En “zonas calientes” como el Magdalena Medio, los Llanos Orientales, Nariño o el Urabá, los paramilitares mantienen el control del territorio, aunque los niveles de violencia han disminuido con respecto a la década negra que abarcó la segunda mitad de los 90 y los primeros años del nuevo siglo, cuando tuvieron lugar las masacres de El Salado o Mapiripán, entre otras muchas. Los paramilitares no ahorraron horrores, desde descuartizar a sus víctimas a infligir las peores torturas, vejar o exhibir los cuerpos: el objetivo era aterrizar indiscriminadamente a la población y fue así como provocaron el desplazamiento de pueblos enteros que dejaron sus tierras abandonadas. Los que se atrevieron a volver encontraron sus tierras plantadas con monocultivos o volcadas a la ganadería extensiva.

¿Qué pasará con los paramilitares?

En 2006, el entonces presidente, Álvaro Uribe Vélez, ordenó el desmantelamiento de los grupos paramilitares, entonces englobados como Autodefensas Unidas de Colombia (AUC). Sin embargo, no pocos miembros de las AUC se reorganizaron en las llamadas bacrim (bandas criminales), que siguen muy presentes en algunos territorios. Funcionan con nombres como Águilas Negras o los Urabeños y, aunque el Gobierno los describe como delincuencia común, conservan características del paramilitarismo como la forma en que penetran en las comunidades y sus nexos con empresarios y con la fuerza pública, según aseguran organizaciones como Cajar y miembros de comunidades azotadas por la violencia, como Nariño, el Urabá o Montes de María. Una de las incógnitas en torno al proceso de paz es qué sucederá con las rutas del narcotráfico, que hasta ahora habían controlado tanto la guerrilla como los paramilitares.

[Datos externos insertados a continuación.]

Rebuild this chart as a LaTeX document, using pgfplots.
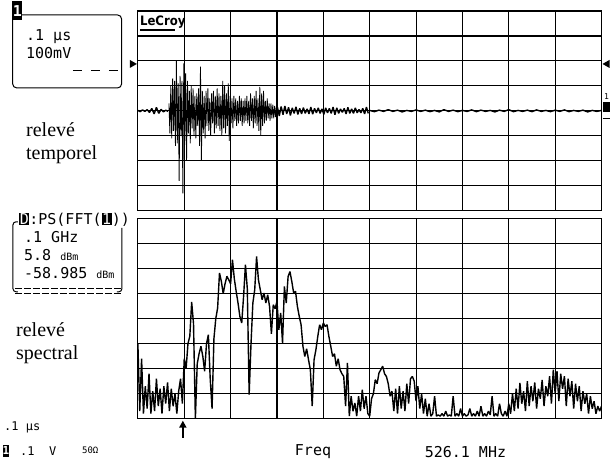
\documentclass[border=0pt]{standalone}
\usepackage{pgfplots}
\pgfplotsset{compat=1.18}
\usetikzlibrary{arrows.meta}
\usepackage{fontspec}
\setmainfont{Liberation Serif}
\newfontfamily\lcd{DejaVu Sans Mono}
\newfontfamily\logo{DejaVu Sans Condensed}
\setlength{\fboxsep}{0.6pt}
\newcommand{\inv}[1]{\colorbox{black}{\color{white}#1}}

\pgfplotsset{
  scope/.style={
    scale only axis, width=464pt, height=200pt,
    anchor=south west,
    xmin=0, xmax=10, xtick={0,...,10},
    xticklabels={}, yticklabels={},
    major tick length=0pt,
    grid=major, major grid style={black, line width=1.1pt},
    axis line style={line width=1.2pt},
  },
  trace/.style={black, line width=1.4pt, line join=bevel},
}

\begin{document}
\begin{tikzpicture}
\path (0pt,0pt) rectangle (610pt,464pt);

% time trace, 0.1 us/div
\begin{axis}[scope, at={(138pt,253pt)}, ymin=-4, ymax=4, ytick={-4,...,4}]
\addplot[trace] table[row sep=\\, header=false, x expr={0.05*\coordindex}, y index=0]
{0.02\\-0.03\\0.04\\-0.02\\0.05\\-0.06\\0.10\\-0.12\\0.14\\-0.10\\0.06\\-0.04\\0.03\\-0.02\\};
\addplot[trace, line width=0.8pt] table[row sep=\\, header=false, x expr={0.67+0.02*\coordindex}, y index=0]
{0.3\\-0.9\\1.0\\-1.1\\1.3\\-0.8\\1.2\\-1.4\\2.0\\-1.3\\
1.1\\-2.8\\1.4\\-1.0\\1.2\\-3.3\\1.9\\-1.2\\1.5\\-2.0\\
1.2\\-0.9\\0.8\\-1.3\\1.0\\-0.7\\0.9\\-1.0\\0.6\\-1.1\\
0.7\\-0.6\\0.9\\-1.4\\1.77\\-2.0\\0.8\\-0.9\\0.6\\-1.1\\
0.8\\-0.6\\0.9\\-0.8\\0.5\\-1.0\\0.7\\-0.5\\0.8\\-0.9\\
0.6\\-0.7\\0.9\\-0.6\\0.7\\-0.8\\0.6\\-1.0\\1.2\\-0.7\\
1.0\\-0.9\\0.7\\-0.6\\1.1\\-1.2\\0.6\\-0.5\\0.5\\-0.7\\
0.6\\-0.4\\0.5\\-0.6\\0.4\\-0.5\\0.6\\-0.4\\0.5\\-0.6\\
0.4\\-0.5\\0.5\\-0.4\\0.6\\-0.5\\0.4\\-0.6\\0.7\\-0.4\\
0.5\\-0.7\\0.6\\-0.5\\0.8\\-0.6\\0.5\\-0.8\\0.96\\-0.96\\
0.7\\-0.6\\0.8\\-0.5\\0.4\\-0.4\\0.5\\-0.3\\0.3\\-0.4\\
0.3\\-0.3\\0.25\\-0.3\\0.2\\-0.25\\0.2\\};
\addplot[trace] table[row sep=\\, header=false, x expr={3.01+0.04*\coordindex}, y index=0]
{0.15\\-0.2\\0.18\\-0.15\\0.2\\-0.12\\0.14\\-0.18\\0.12\\-0.1\\
0.16\\-0.14\\0.1\\-0.12\\0.13\\-0.1\\0.08\\-0.12\\0.15\\-0.13\\
0.1\\-0.08\\0.12\\-0.1\\0.08\\-0.14\\0.12\\-0.08\\0.1\\-0.1\\
0.15\\-0.15\\0.12\\-0.1\\0.08\\-0.06\\0.1\\-0.12\\0.14\\-0.1\\
0.08\\-0.1\\0.12\\-0.08\\0.06\\-0.08\\0.1\\-0.12\\0.15\\-0.1\\};
\addplot[trace] table[row sep=\\, header=false, x expr={5.0+0.1*\coordindex}, y index=0]
{0.02\\-0.03\\0.03\\-0.02\\0.05\\-0.02\\0.03\\-0.04\\0.02\\-0.02\\
0.04\\-0.02\\0.03\\-0.03\\0.02\\-0.04\\0.05\\-0.02\\0.03\\-0.03\\
0.02\\-0.02\\0.04\\-0.03\\0.03\\-0.02\\0.02\\-0.04\\0.03\\-0.02\\
0.05\\-0.03\\0.02\\-0.02\\0.03\\-0.03\\0.04\\-0.02\\0.02\\-0.03\\
0.03\\-0.02\\0.04\\-0.03\\0.02\\-0.02\\0.03\\-0.04\\0.02\\-0.02\\0.02\\};
\end{axis}

% power spectrum, 0.1 GHz/div
\begin{axis}[scope, at={(138pt,45pt)}, ymin=0, ymax=8, ytick={0,...,8}]
\addplot[trace] table[row sep=\\, header=false, x expr={0.04*\coordindex}, y index=0]
{3.0\\0.3\\2.4\\0.2\\1.3\\0.4\\1.8\\0.2\\1.1\\0.3\\
1.6\\0.5\\1.2\\0.2\\1.3\\0.6\\1.45\\0.3\\1.2\\0.5\\
1.0\\0.2\\1.1\\1.6\\0.6\\2.4\\2.0\\3.0\\3.3\\4.67\\
3.8\\0.0\\2.2\\2.6\\2.9\\2.5\\1.9\\3.0\\3.36\\1.6\\
0.4\\3.2\\4.0\\4.43\\5.83\\5.5\\5.0\\5.4\\5.7\\5.56\\
5.4\\6.36\\5.6\\5.09\\4.63\\4.09\\3.83\\4.9\\6.16\\5.2\\
0.96\\3.0\\4.63\\5.16\\6.49\\5.56\\5.16\\4.76\\5.03\\4.63\\
4.96\\4.49\\3.4\\4.56\\4.4\\4.7\\3.56\\4.23\\3.03\\5.29\\
4.63\\5.69\\5.89\\5.49\\5.03\\5.1\\4.5\\4.1\\3.76\\2.9\\
2.49\\2.8\\2.36\\1.96\\0.5\\2.36\\2.76\\3.29\\3.76\\3.56\\
3.83\\3.69\\3.76\\3.29\\2.9\\2.49\\2.6\\2.1\\2.4\\1.96\\
1.8\\1.69\\0.5\\2.23\\0.1\\0.9\\0.3\\0.63\\0.1\\0.9\\
0.3\\1.16\\0.4\\0.9\\0.2\\0.1\\0.8\\1.0\\1.56\\1.4\\
1.83\\1.96\\2.1\\1.8\\1.69\\1.4\\0.9\\1.1\\0.3\\1.2\\
0.2\\1.3\\0.4\\1.1\\0.3\\1.4\\0.6\\1.6\\1.69\\1.5\\
0.7\\1.3\\0.4\\1.0\\0.2\\0.8\\0.1\\0.6\\0.1\\0.2\\
0.9\\0.1\\0.15\\0.1\\0.2\\0.1\\0.3\\0.1\\0.15\\0.1\\
0.9\\0.1\\0.2\\0.1\\0.4\\0.1\\0.2\\0.1\\0.15\\0.4\\
0.1\\0.2\\0.1\\0.3\\0.1\\0.5\\0.1\\0.2\\0.1\\0.3\\
0.15\\0.9\\0.1\\0.2\\0.1\\0.6\\0.2\\0.1\\0.3\\0.1\\
0.6\\0.2\\1.0\\0.3\\1.2\\0.4\\1.43\\0.6\\1.1\\0.3\\
1.5\\0.5\\1.3\\0.7\\1.45\\0.4\\1.2\\0.8\\1.55\\0.5\\
1.3\\0.9\\1.7\\0.6\\1.96\\1.0\\1.9\\0.7\\1.8\\1.2\\
1.7\\0.5\\1.6\\0.9\\1.5\\0.4\\1.4\\0.7\\1.3\\0.3\\
1.1\\0.6\\1.0\\0.2\\0.9\\0.4\\0.7\\0.2\\0.5\\0.3\\
0.5\\};
\end{axis}

\begin{scope}[x=1pt, y=1pt]
  % LeCroy logo
  \node[anchor=west, inner sep=0pt, font=\logo\bfseries\fontsize{13}{13}\selectfont] at (140,442) {LeCroy};
  \draw[line width=1.4pt] (140,434) -- (175,434);
  % trigger / level markers
  \fill (130,404) -- (137,400) -- (130,396) -- cycle;
  \fill (610,404) -- (603,400) -- (610,396) -- cycle;
  \node[inner sep=0pt, font=\lcd\fontsize{8}{8}\selectfont] at (607,367) {1};
  \fill (603,352) rectangle (610,362);
  \draw[line width=1pt] (603,345) -- (610,345);

  % channel 1 box
  \draw[line width=1pt, rounded corners=4pt] (12.7,449) rectangle (121.7,376);
  \fill (12.5,444) rectangle (22,462.5);
  \node[text=white, inner sep=0pt, font=\lcd\bfseries\fontsize{15}{15}\selectfont] at (17.3,453) {1};
  \node[anchor=west, inner sep=0pt, font=\lcd\fontsize{15}{15}\selectfont] at (26,427) {.1 μs};
  \node[anchor=west, inner sep=0pt, font=\lcd\fontsize{15}{15}\selectfont] at (26,411) {100mV};
  \foreach \a in {73,91,109} \draw[line width=1.3pt] (\a,393.3) -- (\a+9,393.3);

  % FFT box
  \node[anchor=west, inner sep=0pt, font=\lcd\fontsize{15}{15}\selectfont] at (19,244) {\inv{D}:PS(FFT(\inv{1}))};
  \draw[line width=1pt, rounded corners=3pt] (18,242) -- (13,242) -- (13,172) -- (18,172);
  \draw[line width=1pt, rounded corners=3pt] (122,236) -- (122,172) -- (117,172);
  \draw[line width=1pt, dash pattern=on 7pt off 2pt] (15,175) -- (121,175);
  \draw[line width=1pt, dash pattern=on 7pt off 2pt] (15,170) -- (121,170);
  \node[anchor=west, inner sep=0pt, font=\lcd\fontsize{15}{15}\selectfont] at (24,227) {.1 GHz};
  \node[anchor=west, inner sep=0pt, font=\lcd\fontsize{15}{15}\selectfont] at (24,209) {5.8 {\fontsize{10}{10}\selectfont dBm}};
  \node[anchor=west, inner sep=0pt, font=\lcd\fontsize{15}{15}\selectfont] at (24,191) {-58.985 {\fontsize{10}{10}\selectfont dBm}};

  % captions
  \node[anchor=base west, inner sep=0pt, font=\fontsize{20}{20}\selectfont] at (26,327) {relevé};
  \node[anchor=base west, inner sep=0pt, font=\fontsize{20}{20}\selectfont] at (26,304) {temporel};
  \node[anchor=base west, inner sep=0pt, font=\fontsize{20}{20}\selectfont] at (16,127) {relevé};
  \node[anchor=base west, inner sep=0pt, font=\fontsize{20}{20}\selectfont] at (16,104) {spectral};

  % bottom status line
  \draw[-{Triangle[width=7pt,length=7pt]}, line width=2pt] (183,26) -- (183,43);
  \node[anchor=west, inner sep=0pt, font=\lcd\fontsize{12}{12}\selectfont] at (4,36) {.1 μs};
  \fill (3,7) rectangle (9,19);
  \node[text=white, inner sep=0pt, font=\lcd\bfseries\fontsize{11}{11}\selectfont] at (6,13) {1};
  \node[anchor=west, inner sep=0pt, font=\lcd\fontsize{12}{12}\selectfont] at (20,13) {.1};
  \node[anchor=west, inner sep=0pt, font=\lcd\fontsize{12}{12}\selectfont] at (49,13) {V};
  \node[anchor=west, inner sep=0pt, font=\lcd\fontsize{9}{9}\selectfont] at (82,13) {50Ω};
  \node[anchor=west, inner sep=0pt, font=\lcd\fontsize{15}{15}\selectfont] at (295,12) {Freq};
  \node[anchor=west, inner sep=0pt, font=\lcd\fontsize{15}{15}\selectfont] at (425,12) {526.1 MHz};
\end{scope}
\end{tikzpicture}
\end{document}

Reducir el conflicto armado a una disputa entre Ejército e insurgencia es un error de bulto. El informe ¡Basta Ya! Colombia: Memorias de guerra y dignidad, del Centro Nacional de Memoria Histórica, documenta cómo, mientras que las guerrillas han sido mayoritariamente responsables de secuestros y acciones contra el patrimonio, han sido los paramiliatares los principales responsables de asesinatos, masacres y desplazamientos. Según el Grupo de Memoria Histórica (GMH), entre 1980 y 2012 se han podido documentar 1.982 masacres; de ellas, el 58,9% las cometieron los grupos paramilitares, el 17,3% la guerrilla, el 7,9% la Fuerza Pública y el 14,8%, grupos armados ilegales cuya identidad no se pudo comprobar.

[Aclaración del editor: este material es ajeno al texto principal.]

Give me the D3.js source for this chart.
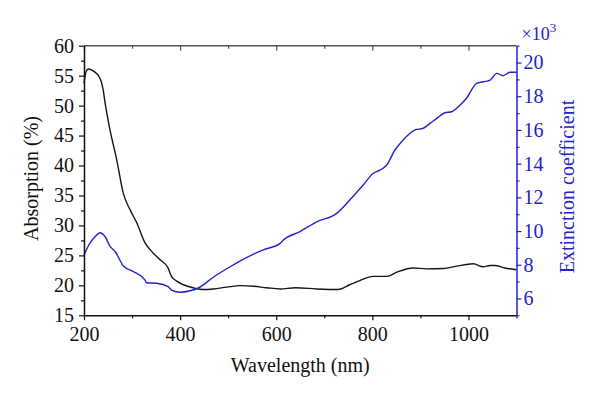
<!DOCTYPE html>
<html>
<head>
<meta charset="utf-8">
<script src="https://cdn.jsdelivr.net/npm/d3@7"></script>
<style>
  body { margin: 0; background: #fff; }
  svg, text { font-family: "Liberation Serif", "Times New Roman", "DejaVu Serif", serif; }
</style>
</head>
<body>
<div id="chart"></div>
<script>
// wavelength (nm) / absorption (%) - black curve, left axis
var absWave = [200, 204, 209, 219, 233, 240, 244, 254, 268, 282, 296, 310, 327, 337, 358, 375, 382, 393, 407, 427,
  448, 469, 497, 525, 552, 580, 608, 640, 684, 729, 753, 774, 802, 830, 851, 885, 913, 948, 975, 1010,
  1031, 1045, 1055, 1076, 1100];
var absValue = [53.7, 55.6, 56.1, 55.8, 54.6, 52.6, 50.4, 46.0, 41.0, 35.3, 32.6, 30.4, 27.1, 26.0, 24.3, 22.9, 21.5, 20.7, 20.1, 19.6,
  19.3, 19.4, 19.7, 19.95, 19.85, 19.6, 19.4, 19.6, 19.4, 19.3, 20.1, 20.8, 21.5, 21.5, 22.2, 22.9, 22.75, 22.8, 23.2, 23.6,
  23.1, 23.3, 23.3, 22.9, 22.6];

// wavelength (nm) / extinction coefficient (x10^3) - blue curve, right axis
var extWave = [200, 212, 223, 233, 244, 254, 265, 282, 303, 327, 330, 351, 375, 382, 400, 421, 438, 469, 504, 539,
  573, 608, 615, 649, 684, 726, 753, 781, 802, 816, 830, 847, 864, 889, 906, 920, 934, 951, 965, 979,
  996, 1017, 1031, 1045, 1059, 1072, 1086, 1100];
var extValue = [8.58, 9.27, 9.66, 9.90, 9.66, 9.11, 8.77, 7.93, 7.59, 7.09, 6.93, 6.90, 6.70, 6.50, 6.37, 6.46, 6.62, 7.26, 7.88, 8.44,
  8.88, 9.27, 9.47, 9.96, 10.55, 11.05, 11.84, 12.73, 13.43, 13.62, 13.92, 14.81, 15.40, 16.00, 16.10, 16.39, 16.69, 17.02, 17.08, 17.38,
  17.88, 18.77, 18.86, 18.96, 19.36, 19.22, 19.42, 19.42];

// tick values
var xMajor = [200, 400, 600, 800, 1000];
var xMinor = [300, 500, 700, 900, 1100];
var yLeftMajor = [15, 20, 25, 30, 35, 40, 45, 50, 55, 60];
var yLeftMinor = [17.5, 22.5, 27.5, 32.5, 37.5, 42.5, 47.5, 52.5, 57.5];
var yRightMajor = [6, 8, 10, 12, 14, 16, 18, 20];
var yRightMinor = [5, 7, 9, 11, 13, 15, 17, 19, 21];

var blue = "#2323cc";
var serif = "Liberation Serif";

var margin = { top: 45.7, right: 83.5, bottom: 80.7, left: 84 },
  width = 600 - margin.left - margin.right,
  height = 396 - margin.top - margin.bottom;

var svg = d3.select("#chart")
  .append("svg")
  .attr("width", 600)
  .attr("height", 396)
  .append("g")
  .attr("transform", "translate(" + margin.left + "," + margin.top + ")");

var x = d3.scaleLinear().domain([200, 1100]).range([0, width]);
var yL = d3.scaleLinear().domain([15, 60]).range([height, 0]);
var yR = d3.scaleLinear().domain([5, 21]).range([height, 0]);

var absData = absWave.map(function (w, i) { return { w: w, v: absValue[i] }; });
var extData = extWave.map(function (w, i) { return { w: w, v: extValue[i] }; });

// curves
var lineL = d3.line()
  .x(function (d) { return x(d.w); })
  .y(function (d) { return yL(d.v); })
  .curve(d3.curveMonotoneX);
var lineR = d3.line()
  .x(function (d) { return x(d.w); })
  .y(function (d) { return yR(d.v); })
  .curve(d3.curveMonotoneX);

svg.append("path")
  .datum(absData)
  .attr("fill", "none")
  .attr("stroke", "#151515")
  .attr("stroke-width", 1.4)
  .attr("d", lineL);

svg.append("path")
  .datum(extData)
  .attr("fill", "none")
  .attr("stroke", blue)
  .attr("stroke-width", 1.4)
  .attr("d", lineR);

// top frame line with inner ticks
svg.append("line")
  .attr("x1", 0).attr("x2", width).attr("y1", 0).attr("y2", 0)
  .attr("stroke", "#555").attr("stroke-width", 1.5);
svg.append("g")
  .call(d3.axisTop(x).tickValues(xMajor).tickSize(-5).tickFormat(""))
  .call(function (g) { g.select(".domain").remove(); g.selectAll("line").attr("stroke", "#555").attr("stroke-width", 1.2); });
svg.append("g")
  .call(d3.axisTop(x).tickValues(xMinor.slice(0, -1)).tickSize(-3).tickFormat(""))
  .call(function (g) { g.select(".domain").remove(); g.selectAll("line").attr("stroke", "#555").attr("stroke-width", 1.2); });

// bottom axis
var gx = svg.append("g")
  .attr("transform", "translate(0," + height + ")")
  .call(d3.axisBottom(x).tickValues(xMajor).tickFormat(d3.format("d")).tickSizeInner(5).tickSizeOuter(0).tickPadding(7));
gx.attr("font-family", serif);
gx.select(".domain").attr("stroke", "#111").attr("stroke-width", 1.5);
gx.selectAll("line").attr("stroke", "#111").attr("stroke-width", 1.2);
gx.selectAll("text").attr("font-size", 20).attr("fill", "#111");
svg.append("g")
  .attr("transform", "translate(0," + height + ")")
  .call(d3.axisBottom(x).tickValues(xMinor).tickSize(3).tickFormat(""))
  .call(function (g) { g.select(".domain").remove(); g.selectAll("line").attr("stroke", "#111").attr("stroke-width", 1.2); });

// left axis
var gy = svg.append("g")
  .call(d3.axisLeft(yL).tickValues(yLeftMajor).tickSizeInner(5).tickSizeOuter(0).tickPadding(5));
gy.attr("font-family", serif);
gy.select(".domain").attr("stroke", "#111").attr("stroke-width", 1.5);
gy.selectAll("line").attr("stroke", "#111").attr("stroke-width", 1.2);
gy.selectAll("text").attr("font-size", 20).attr("fill", "#111");
svg.append("g")
  .call(d3.axisLeft(yL).tickValues(yLeftMinor).tickSize(3).tickFormat(""))
  .call(function (g) { g.select(".domain").remove(); g.selectAll("line").attr("stroke", "#111").attr("stroke-width", 1.2); });

// right axis (blue)
var gr = svg.append("g")
  .attr("transform", "translate(" + width + ",0)")
  .call(d3.axisRight(yR).tickValues(yRightMajor).tickSizeInner(5).tickSizeOuter(0).tickPadding(2));
gr.attr("font-family", serif);
gr.select(".domain").attr("stroke", blue).attr("stroke-width", 1.5);
gr.selectAll("line").attr("stroke", blue).attr("stroke-width", 1.2);
gr.selectAll("text").attr("font-size", 20).attr("fill", blue);
svg.append("g")
  .attr("transform", "translate(" + width + ",0)")
  .call(d3.axisRight(yR).tickValues(yRightMinor).tickSize(3).tickFormat(""))
  .call(function (g) { g.select(".domain").remove(); g.selectAll("line").attr("stroke", blue).attr("stroke-width", 1.2); });

// x10^3 multiplier
var mult = svg.append("text")
  .attr("x", width + 5)
  .attr("y", -6)
  .attr("font-size", 18)
  .attr("fill", blue);
mult.append("tspan").text("\u00d710");
mult.append("tspan").attr("font-size", 13).attr("dy", -8).text("3");

// axis titles
svg.append("text")
  .attr("x", width / 2)
  .attr("y", height + 57)
  .attr("text-anchor", "middle")
  .attr("font-size", 20)
  .attr("fill", "#111")
  .text("Wavelength (nm)");

svg.append("text")
  .attr("transform", "translate(" + (38 - margin.left) + "," + (height / 2 - 2) + ") rotate(-90)")
  .attr("text-anchor", "middle")
  .attr("font-size", 20)
  .attr("fill", "#111")
  .text("Absorption (%)");

svg.append("text")
  .attr("transform", "translate(" + (574 - margin.left) + "," + (height / 2 + 6) + ") rotate(-90)")
  .attr("text-anchor", "middle")
  .attr("font-size", 20)
  .attr("fill", blue)
  .text("Extinction coefficient");
</script>
</body>
</html>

“Los paramilitares no solo son un grupo armado, son un proyecto político, económico, social, que tiene que ver con el control de extensas áreas de territorio. Es un proyecto de control territorial asociado a la ganadería extensiva y a la agroindustria”, asegura Alibio Peña, de la Comisión Intereclesial Justicia y Paz, que cuenta con años de experiencia en el acompañamiento de comunidades afectadas por la violencia. Las organizaciones de derechos humanos han denunciado repetidas veces los nexos de empresas multinacionales extranjeras con grupos paramilitares; en algunos casos se han podido demostrar esos vínculos, como sucedió con la estadounidense Chiquita Brands, que realizó pagos a las AUC a través de su filial colombiana, Banadex, según se reveló en el año 2000.

¿Qué pasará con el narcotráfico y con el ELN?

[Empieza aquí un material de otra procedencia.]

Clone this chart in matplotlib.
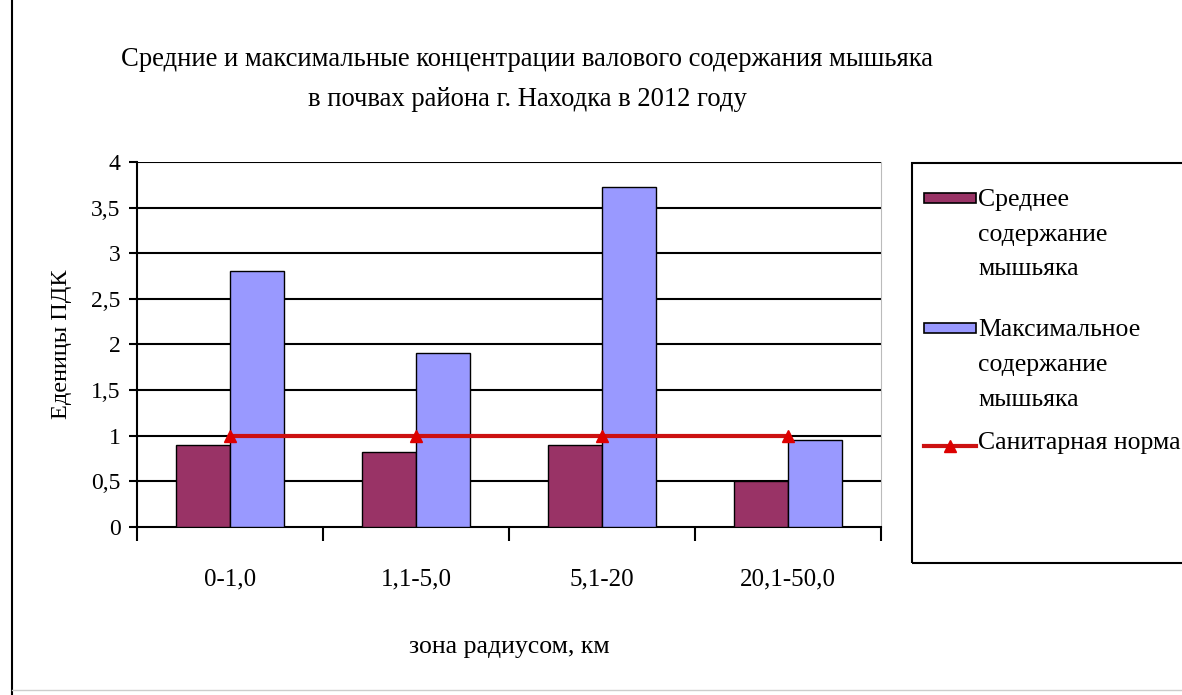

El panorama se complica en Colombia por la omnipresencia del narcotráfico, del que participan todos los actores armados ilegales, pero que también penetra el tejido político, económico y social del país. El Plan Colombia, una estrategia antinarcóticos y contrainsurgente, con financiación de Estados Unidos, se ha presentado como un éxito político y militar, pero también se han denunciado los impactos en las comunidades locales de las fumigaciones con glifosato, que, bajo el argumento de acabar con la hoja de coca, han arrasado con cultivos tradicionales para el autoconsumo, mientras que el cultivo de coca aumentaba en 10 mil hectáreas entre 2002 y 2014, y el consumo interno de cocaína en Colombia se duplicaba.

El otro enigma, a día de hoy, es qué pasará con el ELN. Pareciera que el diálogo se ha dejado de lado, al menos por ahora. Algunos creen que es más difícil sumarlo a las negociaciones porque la estructura de poder está más repartida que en el caso de las FARC, y algunos de los jefes del ELN se han mostrado abiertamente en contra de participar en el proceso. Otros argumentan que, mientras que las FARC tienen un origen campesino y siempre han colocado como prioridad la reforma agraria y la tenencia de la tierra, el ELN, con una base social formada por clases medias urbanas, tiene en el centro de su crítica el modelo de desarrollo y los recursos naturales. Y eso es algo sobre lo que difícilmente va a negociar el Gobierno de Juan Manuel Santos, cuyo plan de desarrollo para el país depende de lo que él ha llamado la “locomotora minero-energética”.